Get Wide-Angle Shots Without Using a Wide-Angle Lens
You see a fantastic wide-angle shot present itself, and it dawns on you that you don’t have the right lens with you. Or it’s really rainy or windy and the last thing you want to be doing is changing lenses. Assuming it’s not a moving target, the answer to your problem is the panorama.
Super wide angle shot (using Zoner Photo Studio)
With tools like Lightroom or Zoner Photo Studio, you can get fantastic panoramas, even if you don’t have a tripod. The modern editors are so smart that they can combine hand-held shots even when there are uneven overlaps or shots with slight rotations.
You will often find that panoramas can be much sharper than using a wide angle lens. The central portion of almost any lens is sharper than its edges, and making a panorama will use primarily the middle portion of each individual shot.
It nearly always works out better to take your overlapped photos in portrait mode, so that the panorama will be taller. I always use a battery grip on my cameras, which makes for much more comfortable vertical-format shooting when not using a tripod (I typically don’t use a tripod to shoot panoramas).
It’s even possible to combine multiple rows of shots, when vertical-format photos still don’t give you the coverage you want. I usually try to get about a 30% overlap in my shots; digital is cheap. You can get any height-to-width ratio that suits you with this technique. Not all photo editors can accomplish multi-row panoramas, but Lightroom can.
In this article, I’ll concentrate on showing you how to make panoramas with both Lightroom and Zoner Photo Studio.
Lightroom Panoramas:
Here are the basic steps to make a panorama in Lightroom.
Library Module OR Develop Module
Select shots to combine
Photo | Photo Merge | Panorama
Pick Spherical/Cylindrical/Perspective
Auto Crop checked
Merge
In the following example, I had two rows of shots and let Lightroom figure out how to combine them. It creates a DNG output photo that you can edit further or export it to another file format.
Lightroom Photo Merge to Panorama
I selected 8 photos to merge into a panorama, divided into two rows of four shots each. These shots were made handheld, to show how good Lightroom can be at combining shots. It figures out how the shots are combined, even without being told if there are multiple rows.
I chose a demonstration subject that has lots of straight lines in it, so that the manipulations to the final panorama are clearer. Each of the vertical-format shots were made at 70mm.
Projection choice: cylindrical
The panorama preview above shows “cylindrical projection”. It’s most accurate showing distance from the camera, but the straight horizontal lines look very curved.
Projection choice: perspective
Switching to “perspective projection”, the curved horizontal lines are nicely straightened. Since the shots were made hand-held, there’s a large amount of horizontal distortion remaining after crude manual alignment.
Merged panorama
The shot above shows the merged shots. There’s still un-corrected horizontal perspective distortion. But don’t give up on this shot just yet…

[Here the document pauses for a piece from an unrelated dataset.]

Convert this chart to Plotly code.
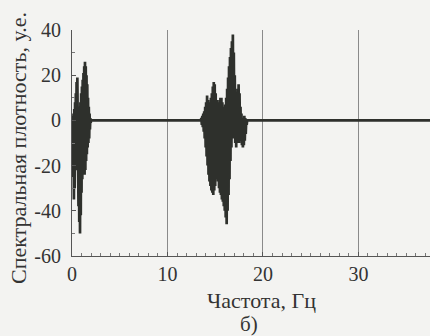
import plotly.graph_objects as go

# Region 1 (0 - 2 Hz)
f1 = [round(0.04 * i, 2) for i in range(51)]
v1 = [0, -10, 2, -25, 3, -35, 5, -30, 8, -20, 12, -15, 17, -22, 19, -28, 10, -38, 6, -45,
      4, -50, 8, -42, 12, -32, 15, -26, 18, -22, 21, -20, 24, -24, 26, -22, 24, -18, 20, -15,
      16, -12, 10, -10, 6, -8, 3, -4, 1, -1, 0]

# Region 2 (13.5 - 18.35 Hz)
f2 = [round(13.5 + 0.05 * i, 2) for i in range(98)]
v2 = [0, 1, -2, 2, -3, 3, -5, 4, -8, 6,
      -12, 8, -16, 11, -20, 9, -24, 6, -27, 8,
      -29, 10, -31, 12, -32, 15, -33, 17, -31, 16,
      -29, 12, -26, 9, -24, 7, -27, 8, -30, 9,
      -32, 10, -33, 10, -35, 8, -36, 6, -38, 5,
      -40, 7, -43, 10, -46, 14, -40, 19, -33, 24,
      -26, 28, -18, 32, -12, 35, -8, 38, -6, 30,
      -8, 20, -10, 12, -12, 10, -10, 14, -9, 16,
      -10, 12, -8, 6, -9, 3, -11, 1, -12, 0,
      -11, 2, -9, 1, -6, 0, -2, 0]

x_end = 37.5
freq = f1 + f2 + [x_end]
vals = v1 + v2 + [0]

x_ticks = [0, 10, 20, 30]
y_ticks = [-60, -40, -20, 0, 20, 40]

bg = "#f3f3f1"
ink = "#333333"
serif = "Liberation Serif"

fig = go.Figure()
fig.add_trace(go.Scatter(x=freq, y=vals, mode="lines",
                         line=dict(color="#2e302c", width=2.7), hoverinfo="skip"))

W, L, T, B = 358, 72, 30, 226  # plot width, left margin, top, plot height
def px(x):
    return (x - L) / W
def py(y):
    return (T + B - y) / B

fig.update_layout(
    width=430, height=336,
    margin=dict(l=72, r=0, t=30, b=80),
    paper_bgcolor=bg, plot_bgcolor=bg,
    showlegend=False,
    font=dict(family=serif, color=ink),
    xaxis=dict(range=[0, x_end], tickvals=x_ticks, ticktext=[str(t) for t in x_ticks],
               showgrid=True, gridcolor="#8a8a8a", gridwidth=1,
               showline=True, linecolor="#555555", linewidth=1,
               ticks="inside", ticklen=4, tickcolor="#555555",
               minor=dict(dtick=1, ticks="inside", ticklen=3, tickcolor="#777777", showgrid=False),
               tickfont=dict(size=20, family=serif, color=ink), zeroline=False),
    yaxis=dict(range=[-60, 40], tickvals=y_ticks, ticktext=[str(t) for t in y_ticks],
               showgrid=False, showline=True, linecolor="#555555", linewidth=1,
               ticks="inside", ticklen=4, tickcolor="#555555",
               minor=dict(dtick=10, ticks="inside", ticklen=3, tickcolor="#777777"),
               tickfont=dict(size=20, family=serif, color=ink), zeroline=False,
               ticklabelstandoff=6),
    annotations=[
        dict(text="Частота, Гц", xref="paper", yref="paper", x=px(261), y=py(300),
             showarrow=False, font=dict(size=22, family=serif, color=ink), xanchor="center", yanchor="middle"),
        dict(text="б)", xref="paper", yref="paper", x=px(249), y=py(324),
             showarrow=False, font=dict(size=21, family=serif, color=ink), xanchor="center", yanchor="middle"),
        dict(text="Спектральная плотность, у.е.", xref="paper", yref="paper", x=px(18),
             y=py(148), textangle=-90, showarrow=False,
             font=dict(size=22, family=serif, color=ink), xanchor="center", yanchor="middle"),
    ],
)

fig.write_html("out.html", config={"displayModeBar": False},
               post_script="document.body.style.margin='0';document.body.style.padding='0';")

Horizontal perspective repair effort
Using the horizontal perspective slider, I did a quick fix to get the lower wall parallel to the edge of the frame. Remember to check the “Constrain Crop” box before you’re done. Voila, the walls don’t have that awful tilt to them.
Final “wide-angle” shot from 70mm lens
The final Lighroom shot gives no clues that it was made from multiple shots, and even from multiple rows. Since it’s made from the central portion of the individual shots, it’s sharper edge-to-edge than most wide-angle lenses could produce.
Zoner Photo Studio Panoramas:
Go to the “Manager”
Navigate to where your photo files are located
Select the range of photos to combine (Ctrl-click)
Select Create | Panorama
Verify the selected shots in the Panorama dialog
Click “Next>”
Verify the order of the photos is correct
Click “Next>”
Click “Join”
Accept the defaults to crop into a best-fit rectangle
You can edit further, and then save it as Tif format.
The Zoner program is a bit more complicated and a bit less capable than Lightroom for making panoramas. One of the more major Zoner limitations, at least in my version 15, is the inability to make panoramas out of multiple rows of photos.
Using the same 8 shots (2 rows) in Zoner Photo Studio
Note the disaster above when Zoner tries to join the two rows of shots together. Just stick with a single row of shots instead, and it makes perfectly fine panoramas.
The infrared panorama at the top of this article was made using Zoner. It was comprised of 7 portrait-mode shots in a single row.
Summary
Yes, it’s more effort to get wide-angle shots using panorama techniques, but it’s better to “get the shot” than not.
As an added benefit, your final shot is usually sharper and has more pixels to work with than a wide angle lens can provide.